A No-Marriage Family
The obsession with motherhood continues to haunt women even if they are unmarried. Although the perspective of sponsoring orphaned children offers a practical solution to overcome that feeling, it always collides in Arab societies with regressive cultural and intellectual obstacles that put the mother and the sponsored child under the threat of bullying and suspicion. Despite the development of legislation protecting the rights of women and children in Arab societies, the issue of a single mother embracing an orphan child still creates a kind of extremism in which society's norms are intertwined with laws.

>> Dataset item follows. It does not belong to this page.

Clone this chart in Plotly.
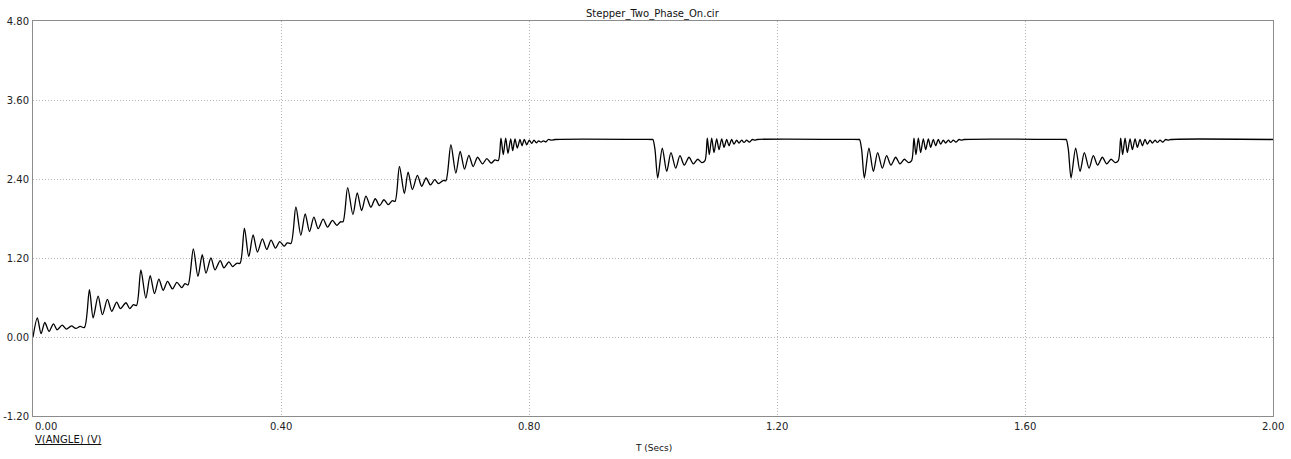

As usual, Tunisia is exceptional in the Arab countries, when a historic court ruling was issued, which was described as bold, and is the first of its kind in the history of the Tunisian and Arab judiciary. It was the adoption by a single girl of a child of unknown parentage who has reached the age of 4 years (despite the fact that the Adoption Law of 1958 stipulates the condition of marriage in the adoptive person), the general situation is not different from the rest of the Arab countries, and even some Western countries, where single women are seen as not qualified to be a mother.
In the Tunisian example, the situation of the girl was the reason behind this decision, as it was stated in the ruling issued on July 12, 2018 that the adopted little girl suffers from a delicate health condition, as she has one leg amputated, and no family has come forward to adopt her despite her advanced age, reaching the age of 4 years, with the exception of the adoption applicant who expressed her willingness to take care of the girl child, ensure her care, and provide all health supplies to treat the disability she suffers from.